E non parlo dei tristi e triti giurin giurello per rinnegare gli ideali fascisti o peggio per rassicurare le diverse cassandre solerti nel denunciare la catastrofe dei diritti civili, il rischio imminente di una talebanizzazione de' noantri che punta a silenziare le minoranze, a cancellare il dettato costituzionale, a confinare i trans e gli omosessuali e a rendersi responsabile di una virata autoritaria in stile orbaniano. Al contrario, il rischio maggiore che corre la destra italiana è un altro, rimanere chiusa nel fortino culturale dove è stata spinta negli anni da una certa sinistra, quella che si reputa moralmente superiore a prescindere. La sola legittimata dallo spirito santo dei padri costituenti a governare l'Italia, una sinistra abilitata al rilascio delle patenti di santità democratica e degli attestati di affidabilità istituzionale e internazionale. Ecco perché l'attuale classe dirigente della destra è chiamata soggettivizzare in fretta la dimensione della responsabilità di governo, con tutto il suo portato di conseguenze.
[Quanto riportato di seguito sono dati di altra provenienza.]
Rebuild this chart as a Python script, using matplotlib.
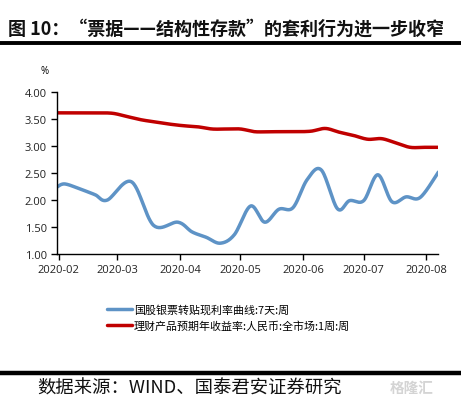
import matplotlib
matplotlib.use("Agg")
import matplotlib.pyplot as plt
import matplotlib.dates as mdates
import numpy as np
import pandas as pd

plt.rcParams['font.family'] = ['Noto Sans CJK SC', 'DejaVu Sans']

# ---------------- data ----------------
blue_dates = ["2020-01-31", "2020-02-04", "2020-02-12", "2020-02-19", "2020-02-25",
              "2020-03-08", "2020-03-19", "2020-03-31", "2020-04-07", "2020-04-14",
              "2020-04-21", "2020-04-28", "2020-05-06", "2020-05-13", "2020-05-20",
              "2020-05-27", "2020-06-03", "2020-06-10", "2020-06-18", "2020-06-24",
              "2020-07-01", "2020-07-08", "2020-07-15", "2020-07-22", "2020-07-29",
              "2020-08-07"]
blue_values = [2.24, 2.30, 2.20, 2.10, 2.00,
               2.34, 1.53, 1.59, 1.41, 1.31,
               1.20, 1.36, 1.89, 1.59, 1.83,
               1.86, 2.38, 2.56, 1.84, 1.99,
               1.99, 2.47, 1.97, 2.06, 2.05,
               2.52]

red_dates = ["2020-01-31", "2020-02-07", "2020-02-14", "2020-02-21", "2020-02-28",
             "2020-03-06", "2020-03-13", "2020-03-20", "2020-03-27", "2020-04-03",
             "2020-04-10", "2020-04-17", "2020-04-24", "2020-05-01", "2020-05-08",
             "2020-05-15", "2020-05-22", "2020-05-29", "2020-06-05", "2020-06-12",
             "2020-06-19", "2020-06-26", "2020-07-03", "2020-07-10", "2020-07-17",
             "2020-07-24", "2020-07-31", "2020-08-07"]
red_values = [3.62, 3.62, 3.62, 3.62, 3.61,
              3.55, 3.49, 3.45, 3.41, 3.38,
              3.36, 3.32, 3.32, 3.32, 3.27,
              3.27, 3.27, 3.27, 3.28, 3.33,
              3.26, 3.20, 3.13, 3.14, 3.06,
              2.98, 2.98, 2.98]

blue_label = "国股银票转贴现利率曲线:7天:周"
red_label = "理财产品预期年收益率:人民币:全市场:1周:周"
title = "图 10：“票据——结构性存款”的套利行为进一步收窄"
source = "数据来源：WIND、国泰君安证券研究"
y_ticks = [1.0, 1.5, 2.0, 2.5, 3.0, 3.5, 4.0]
x_ticks = ["2020-02", "2020-03", "2020-04", "2020-05", "2020-06", "2020-07", "2020-08"]


def smooth(dates, values, n=30):
    """Excel-like smoothed line (Catmull-Rom Bezier through the points)."""
    x = mdates.date2num(pd.to_datetime(dates))
    y = np.asarray(values, dtype=float)
    P = np.column_stack([x, y])
    Pp = np.vstack([P[0], P, P[-1]])
    out = []
    t = np.linspace(0, 1, n)[:, None]
    for i in range(len(P) - 1):
        p0, p3 = Pp[i + 1], Pp[i + 2]
        c1 = p0 + (Pp[i + 2] - Pp[i]) / 6.0
        c2 = p3 - (Pp[i + 3] - Pp[i + 1]) / 6.0
        seg = ((1 - t) ** 3) * p0 + 3 * ((1 - t) ** 2) * t * c1 + 3 * (1 - t) * t ** 2 * c2 + t ** 3 * p3
        out.append(seg if i == 0 else seg[1:])
    out = np.vstack(out)
    return out[:, 0], out[:, 1]


fig = plt.figure(figsize=(4.61, 4.06), dpi=100)
ax = fig.add_axes([0.123, 0.372, 0.828, 0.398])

bx, by = smooth(blue_dates, blue_values)
rx, ry = smooth(red_dates, red_values)
ax.plot(bx, by, color="#5E93C6", lw=2.5, solid_capstyle="round", label=blue_label)
ax.plot(rx, ry, color="#C00000", lw=2.5, solid_capstyle="round", label=red_label)

ax.set_ylim(1.0, 4.0)
ax.set_yticks(y_ticks)
ax.set_yticklabels([f"{v:.2f}" for v in y_ticks])
ax.set_xlim(mdates.date2num(pd.Timestamp("2020-01-31")), mdates.date2num(pd.Timestamp("2020-08-07")))
ax.set_xticks(mdates.date2num(pd.to_datetime([d + "-01" for d in x_ticks])))
ax.set_xticklabels(x_ticks)

for s in ["top", "right"]:
    ax.spines[s].set_visible(False)
for s in ["left", "bottom"]:
    ax.spines[s].set_color("black")
    ax.spines[s].set_linewidth(1.0)
ax.tick_params(axis="both", direction="out", length=4, width=1.0, colors="black",
               labelsize=8, pad=3)
for lab in ax.get_xticklabels() + ax.get_yticklabels():
    lab.set_family(["Open Sans", "DejaVu Sans"])
    lab.set_color("#222222")

fig.text(45 / 461, 1 - 72 / 406, "%", fontsize=7, ha="center", va="center",
         family=["Open Sans", "DejaVu Sans"])

# legend
leg = fig.legend(loc="upper left", bbox_to_anchor=(103 / 461, 1 - 301 / 406),
                 frameon=False, fontsize=7.9, handlelength=2.2, handletextpad=0.2,
                 labelspacing=0.45, borderaxespad=0)

# title and rules
fig.text(8 / 461, 1 - 29 / 406, title, fontsize=13, fontweight="bold",
         ha="left", va="center", color="#111111")
fig.add_artist(plt.Line2D([0, 1], [1 - 43.5 / 406] * 2, color="black", lw=2.8,
                          transform=fig.transFigure))
fig.add_artist(plt.Line2D([0, 1], [1 - 374 / 406] * 2, color="black", lw=3.2,
                          transform=fig.transFigure))
fig.text(37 / 461, 1 - 389 / 406, source, fontsize=13.2, ha="left", va="center",
         color="#111111")
fig.text(412 / 461, 1 - 388 / 406, "格隆汇", fontsize=10.5, ha="center", va="center",
         color="#d4d4d4", fontweight="bold")

fig.savefig("out.png", dpi=100)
Se per la Meloni sarà più semplice proprio per il ruolo che riveste lasciare a casa l'elmetto, per gli altri sarà facile perdersi nell'inutile conflitto con i progressisti della Ztl e alla lunga il pericolo è fare la fine dei soldati giapponesi ai quali nessuno comunicò la fine delle ostilità belliche.

 

 

La destra italiana ha davanti a sé la prova più difficile, quella più insidiosa perché falsata dall'entusiasmo di una vittoria elettorale storica, che porta però dentro di sé la cattiva verità di aver sanato di colpo ogni immaturità. È arrivato il momento di sdoganarsi da sé stessa, da quella confortevole convinzione adolescenziale di essere e sentirsi inadeguata, appestata fuori dalla propria nicchia, di parlare unicamente alla propria comunità militante. Adesso c'è da rappresentare una comunità conciliante, molto più ampia ed eterogenea. Per fare questo, è giunto il momento per la destra italiana di lasciarsi alle spalle tutto l'armamentario lessicale che è stato generosamente utilizzato in questi anni, perché si cresce per davvero solo quando si diventa orfani di qualcuno o di qualcosa. Ciò non significa affatto tradire, idee e principi e storie, perché questa del tradimento è categoria valoriale che in politica trova spesso un'applicazione strumentale e che per la destra assume un significato ecumenico, ma uscire dall'alibi del figlio incompreso, affrancarsi dalla visione minoritaria del mondo. In poche parole, è arrivato per la destra italiana il tempo di imparare a essere orfana delle sue debolezze.